Mittwoch, 15. April 2015
aufweichung der ärztlichen schweigepflicht
ich bin psychisch krank und stehe dazu. aber ich bin auch uneingeschränkt arbeitsfähig. ich arbeite gern, zahle braver als jeder konzernchef meine steuern und friste mein dasein in frieden, auch wenn ich horrorfilme gucke und mir manchmal vorstelle, wie ich gewisse unangenehme zeitgenossen lustvoll foltere.

diejenigen, die gerade meine steuern für polizeistaatliche geheimkonferenzen verpulvern, haben heute in lübeck über die konsequenzen aus dem germanwings-unglück diskutiert - über eine lockerung der ärztlichen schweigepflicht. natürlich nur, wenn leib und leben anderer gefährdet sind. aber wie schon sascha lobo bei spiegel online richtig feststellt*, stellt eine solche entscheidung eine gefährliche gratwanderung dar: einem polizisten beispielsweise wäre der dienst an der waffe unmöglich, ein it-experte dürfte keine software mehr für ein kraftwerk schreiben. aber es kann auch einen bäckereifachangestellten treffen, der möglicherweise aus hass auf die gesellschaft oder irgendwen anderes gift in seine brötchen mengen könnte.
kurzum, theoretisch bringt fast jeder beruf eine gefährdung anderer mit sich. das käme einem generellen berufsverbot für psychisch kranke gleich.

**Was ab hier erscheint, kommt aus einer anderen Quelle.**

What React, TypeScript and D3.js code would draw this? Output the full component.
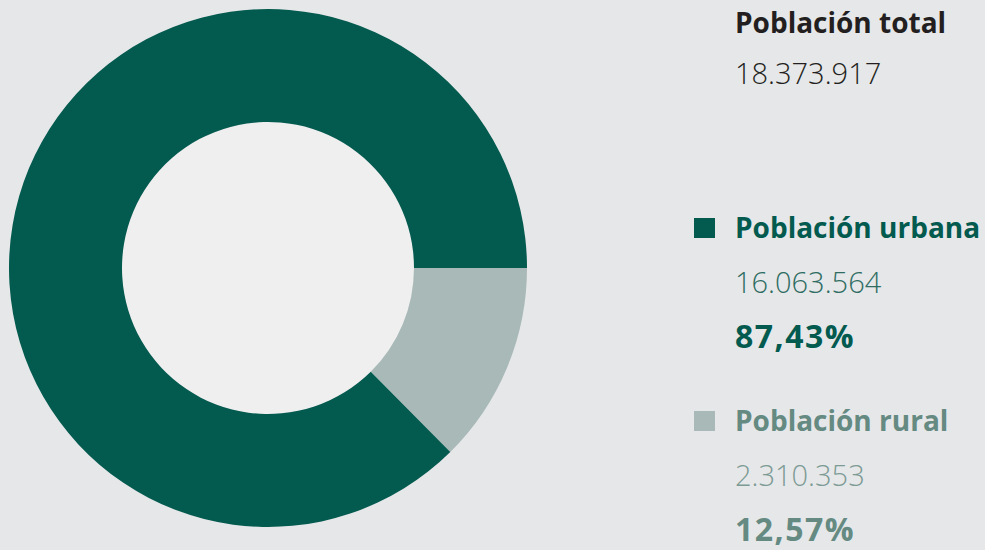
import React from "react";
import * as d3 from "d3";

const categories = ["Población rural", "Población urbana"];
const values = [2310353, 16063564];
const valueLabels = ["2.310.353", "16.063.564"];
const percentLabels = ["12,57%", "87,43%"];
const totalLabel = "Población total";
const totalValue = "18.373.917";
const colors = ["#a9b9b7", "#035a4f"];

const W = 985;
const H = 550;

export default function App() {
  const cx = 268;
  const cy = 268;
  const outerR = 259;
  const innerR = 146;
  const pie = d3
    .pie<number>()
    .sort(null)
    .value((d) => d)
    .startAngle(Math.PI / 2)
    .endAngle(Math.PI / 2 + 2 * Math.PI);
  const arcs = pie(values);
  const arc = d3.arc<d3.PieArcDatum<number>>().innerRadius(innerR).outerRadius(outerR);
  const font = "'Open Sans', 'Noto Sans', sans-serif";

  const legend = [
    { i: 1, y: 218, label: "#035a4f", num: "#2f6d63", pct: "#035a4f" },
    { i: 0, y: 411, label: "#648a82", num: "#7d9b95", pct: "#648a82" },
  ];

  return (
    <svg
      width={W}
      height={H}
      style={{ position: "absolute", left: 0, top: 0, background: "#e6e7e9" }}
    >
      <rect width={W} height={H} fill="#e6e7e9" />
      <g transform={`translate(${cx},${cy})`}>
        <circle r={innerR} fill="#efefef" />
        {arcs.map((a, k) => (
          <path key={k} d={arc(a) || ""} fill={colors[k]} />
        ))}
      </g>
      <text x={735} y={33} fontFamily={font} fontWeight={700} fontSize={28} fill="#231f20">
        {totalLabel}
      </text>
      <text x={735} y={84} fontFamily={font} fontWeight={300} fontSize={29} fill="#231f20">
        {totalValue}
      </text>
      {legend.map((l) => (
        <g key={l.i}>
          <rect x={694} y={l.y} width={21} height={20} fill={colors[l.i]} />
          <text x={735} y={l.y + 20} fontFamily={font} fontWeight={700} fontSize={28} fill={l.label}>
            {categories[l.i]}
          </text>
          <text x={735} y={l.y + 75} fontFamily={font} fontWeight={300} fontSize={29} fill={l.num}>
            {valueLabels[l.i]}
          </text>
          <text
            x={735}
            y={l.y + 130}
            fontFamily={font}
            fontWeight={700}
            fontSize={32}
            letterSpacing={1.5}
            fill={l.pct}
          >
            {percentLabels[l.i]}
          </text>
        </g>
      ))}
    </svg>
  );
}
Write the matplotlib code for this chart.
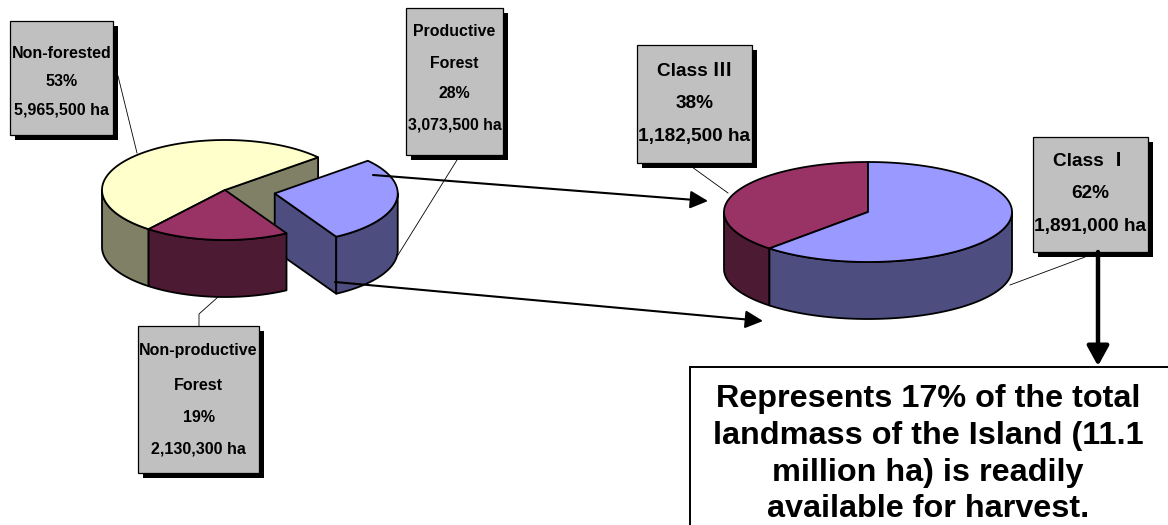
import numpy as np
import matplotlib
matplotlib.use("Agg")
import matplotlib.pyplot as plt
from matplotlib.patches import Polygon, Rectangle
from matplotlib.font_manager import FontProperties


# land use of the island (left pie)
land_names = ["Non-forested", "Non-productive\nForest", "Productive\nForest"]
land_pct = [53, 19, 28]
land_ha = [5965500, 2130300, 3073500]

# productive forest split (right pie)
class_names = ["Class \u2162", "Class \u2160"]
class_pct = [38, 62]
class_ha = [1182500, 1891000]

note_lines = [
    "Represents 17% of the total",
    "landmass of the Island (11.1",
    "million ha) is readily",
    "available for harvest.",
]


label_fp = FontProperties(
    family=["Liberation Sans", "Noto Sans CJK JP", "DejaVu Sans"],
    weight="bold"
)

note_fp = FontProperties(family=["Liberation Sans", "DejaVu Sans"], weight="bold", size=23.3)


def draw_pie3d(ax, cx, cy, rx, ry, depth, values, start, tops, sides, explode=None):

    values = np.asarray(values, dtype=float)
    n = len(values)
    if explode is None:
        explode = np.zeros(n)

    bounds = start + np.concatenate([[0], np.cumsum(values) / values.sum() * 360])

    walls = []
    top_polys = []

    for i in range(n):
        a0, a1 = bounds[i], bounds[i + 1]
        mid = np.radians((a0 + a1) / 2)
        ox = cx + explode[i] * rx * np.cos(mid)
        oy = cy - explode[i] * ry * np.sin(mid)

        def ring(a_from, a_to):
            t = np.radians(np.linspace(a_from, a_to, 200))
            return np.column_stack([ox + rx * np.cos(t), oy - ry * np.sin(t)])

        top_polys.append((np.vstack([[ox, oy], ring(a0, a1)]), tops[i]))

        # outer wall, only the half that faces the viewer
        for k in (-1, 0, 1):
            lo = max(a0, 180 + 360 * k)
            hi = min(a1, 360 + 360 * k)
            if hi > lo:
                up = ring(lo, hi)
                poly = np.vstack([up, up[::-1] + [0, depth]])
                walls.append((poly[:, 1].mean(), poly, sides[i]))

        # cut faces, only where a slice is pulled out
        for a, nb, vis in (
            (a0, explode[i - 1], np.cos(np.radians(a0)) > 0),
            (a1, explode[(i + 1) % n], np.cos(np.radians(a1)) < 0),
        ):
            if vis and nb != explode[i]:
                ex = ox + rx * np.cos(np.radians(a))
                ey = oy - ry * np.sin(np.radians(a))
                poly = np.array([[ox, oy], [ex, ey], [ex, ey + depth], [ox, oy + depth]])
                walls.append((poly[:, 1].mean(), poly, sides[i]))

    for key, poly, c in sorted(walls, key=lambda w: w[0]):
        ax.add_patch(Polygon(poly, closed=True, fc=c, ec="black", lw=1.3, joinstyle="round"))

    for poly, c in top_polys:
        ax.add_patch(Polygon(poly, closed=True, fc=c, ec="black", lw=1.3, joinstyle="round"))


def fitted(lines, target):

    # biggest font size where every line fits the wanted width in pixels
    size = 16
    for line in lines:
        fp = label_fp.copy()
        fp.set_size(20)
        t = ax.text(0, 0, line, fontproperties=fp)
        w = t.get_window_extent(renderer=fig.canvas.get_renderer()).width
        t.remove()
        size = min(size, 20 * target / w)

    fp = label_fp.copy()
    fp.set_size(size)

    return fp


def label_box(ax, x0, y0, x1, y1, lines, ys):

    ax.add_patch(Rectangle((x0 + 5, y0 + 5), x1 - x0, y1 - y0, fc="black", ec="none"))
    ax.add_patch(Rectangle((x0, y0), x1 - x0, y1 - y0, fc="#C0C0C0", ec="black", lw=0.9))

    fp = fitted(lines, x1 - x0 - 3)

    for line, y in zip(lines, ys):
        ax.text(
            (x0 + x1) / 2, y, line,
            ha="center", va="center",
            fontproperties=fp, color="black"
        )


def arrow(ax, start, end, lw, scale, hl, hw):

    ax.annotate(
        "", xy=end, xytext=start,
        arrowprops=dict(
            arrowstyle=f"-|>,head_length={hl},head_width={hw}",
            mutation_scale=scale, lw=lw, color="black",
            shrinkA=0, shrinkB=0
        )
    )


fig = plt.figure(figsize=(11.68, 5.25), dpi=100)
ax = fig.add_axes([0, 0, 1, 1])
ax.set_xlim(0, 1168)
ax.set_ylim(525, 0)
ax.axis("off")


land_tops = ["#FFFFCC", "#993366", "#9999FF"]
land_sides = ["#808066", "#4D1A33", "#4D4D80"]

draw_pie3d(
    ax, 225, 190, 123, 50, 57,
    land_pct, 40.8,
    land_tops, land_sides,
    explode=[0, 0, 0.41]
)

class_tops = ["#993366", "#9999FF"]
class_sides = ["#4D1A33", "#4D4D80"]

draw_pie3d(
    ax, 868, 212, 144, 50, 57,
    class_pct, 90,
    class_tops, class_sides
)


# leader lines
leaders = [
    ([118, 137], [76, 153]),
    ([457, 398], [160, 255]),
    ([199, 199, 218], [326, 314, 297]),
    ([692, 728], [167, 193]),
    ([1085, 1010], [257, 285]),
]

for xs, ys in leaders:
    ax.plot(xs, ys, color="black", lw=0.6)


# text boxes
label_box(
    ax, 10, 21, 113, 135,
    land_names[0].split("\n") + [f"{land_pct[0]}%", f"{land_ha[0]:,} ha"],
    [53, 82, 110]
)

label_box(
    ax, 406, 8, 503, 155,
    land_names[2].split("\n") + [f"{land_pct[2]}%", f"{land_ha[2]:,} ha"],
    [32, 63, 94, 125]
)

label_box(
    ax, 138, 326, 259, 473,
    land_names[1].split("\n") + [f"{land_pct[1]}%", f"{land_ha[1]:,} ha"],
    [350, 385, 418, 449]
)

label_box(
    ax, 637, 45, 752, 163,
    [class_names[0], f"{class_pct[0]}%", f"{class_ha[0]:,} ha"],
    [72, 104, 136]
)

label_box(
    ax, 1033, 137, 1148, 252,
    [class_names[1], f"{class_pct[1]}%", f"{class_ha[1]:,} ha"],
    [161, 194, 227]
)


# arrows between the pies
arrow(ax, (373, 175), (708, 201), 1.5, 18, 0.6, 0.3)
arrow(ax, (335, 282), (763, 321), 1.5, 18, 0.6, 0.3)
arrow(ax, (1098, 252), (1098, 366), 3.2, 20, 0.6, 0.33)


# note box at the bottom
ax.add_patch(Rectangle((690, 367), 600, 300, fc="white", ec="black", lw=1.4))

for line, y in zip(note_lines, [407, 444, 481, 517]):
    ax.text(
        928, y, line,
        ha="center", va="baseline",
        fontproperties=note_fp, color="black"
    )


plt.savefig("out.png", dpi=100)
plt.close()
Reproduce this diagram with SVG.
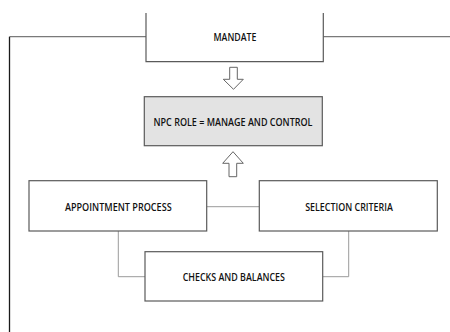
<svg xmlns="http://www.w3.org/2000/svg" width="450" height="332" viewBox="0 0 450 332">
<style>
.box{fill:#ffffff;stroke:#5a5a5a;stroke-width:1.2}
.shade{fill:#e3e3e3}
.conn{fill:none;stroke:#9a9a9a;stroke-width:1}
.frame{fill:none;stroke:#7a7a7a;stroke-width:1.2}
.arrow{fill:#ffffff;stroke:#666666;stroke-width:1}
.lbl{font-family:"Open Sans","Liberation Sans",sans-serif;font-size:9.8px;font-weight:600;fill:#111;text-anchor:middle}
</style>
<rect width="450" height="332" fill="#ffffff"/>
<g id="connectors">
<path class="frame" d="M9.5,36.7 H146 M323,36.7 H450"/>
<path d="M9.5,36.7 V332" fill="none" stroke="#1a1a1a" stroke-width="1.3"/>
<path class="conn" d="M206.7,206.7 H259.3"/>
<path class="conn" d="M118.3,231 V276.7 H145"/>
<path class="conn" d="M348.7,231 V276.7 H322.7"/>
<polygon class="arrow" points="229.7,67.3 237.3,67.3 237.3,79.3 243.3,79.3 233.5,89.3 223.3,79.3 229.7,79.3"/>
<polygon class="arrow" points="233,151.7 243.3,163.3 236.7,163.3 236.7,176.7 229,176.7 229,163.3 222.7,163.3"/>
</g>
<g id="mandate">
<rect x="146" y="10" width="177.3" height="51.7" fill="#ffffff"/>
<path d="M146,13 V61.7 H323.3 V13" fill="none" stroke="#5a5a5a" stroke-width="1.2"/>
<text class="lbl" x="235" y="41.3" textLength="43" lengthAdjust="spacingAndGlyphs">MANDATE</text>
</g>
<g id="npc-role">
<rect class="box shade" x="144.3" y="96.7" width="178" height="49"/>
<text class="lbl" x="233" y="125.7" textLength="159" lengthAdjust="spacingAndGlyphs">NPC ROLE = MANAGE AND CONTROL</text>
</g>
<g id="appointment">
<rect class="box" x="29" y="180.7" width="177.7" height="50.3"/>
<text class="lbl" x="118.3" y="210.7" textLength="106.7" lengthAdjust="spacingAndGlyphs">APPOINTMENT PROCESS</text>
</g>
<g id="selection">
<rect class="box" x="259.3" y="180.7" width="178" height="50.3"/>
<text class="lbl" x="349" y="210.7" textLength="87.7" lengthAdjust="spacingAndGlyphs">SELECTION CRITERIA</text>
</g>
<g id="checks">
<rect class="box" x="145" y="251.7" width="177.7" height="49.3"/>
<text class="lbl" x="233.8" y="281.2" textLength="102.3" lengthAdjust="spacingAndGlyphs">CHECKS AND BALANCES</text>
</g>
</svg>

ähnlich spannend zu wissen wäre dann noch, wann genau die meldepflicht für psychische krankheiten beginnt. ich beispielsweise habe nicht einmal eine eindeutige diagnose. zum einen, weil die ärzte heutzutage gar nicht die zeit haben, sich wirklich mit einem patienten zu befassen. im klinikbetrieb muss alles rasch durchgeschleust werden, allein die fallpauschale zählt. zum anderen, weil psychische erkrankungen sehr vielschichtig sein können. ich kenne keinen einzigen patienten, der exakt dies oder jenes ist. wäre ich psychiaterin, könnte ich sehr leicht jemandem auch eine falsche oder teilweise falsche erkrankung attestieren. das geht besonders schnell, wenn ein patient nicht in der lage ist, sich verständlich auszudrücken - wie es manchmal bei ausländischen mitbürgern der fall ist. diese schildern bei seelischen beschwerden bisweilen nur körperliche symptome, da psychische erkrankungen nicht in jeder kultur bekannt sind.

kurzum, man kann vermutlich jedem - auch gesunden - menschen eine seelische erkrankung bescheinigen, wenn man möchte. wahrscheinlich würde das auch der ein oder andere karriere-nebenbuhler ausnutzen: cheffe, hammse schon gehört, der herr xyz hat dies und das, der sollte man zum psychiater! personalplanung nach attest. in den chefsesseln säßen dann nur noch denunzianten und psychopathen.

wenn ich mir unsere regierung mit ihrer affinität zur möglichst lückenlosen überwachung so ansehe, erkenne ich da auf jeden fall mindestens eine mittelschwere paranoia. dringend behandlungsbedürftig. und sehr, sehr gefährlich, was das wohlergehen der bevölkerung betrifft.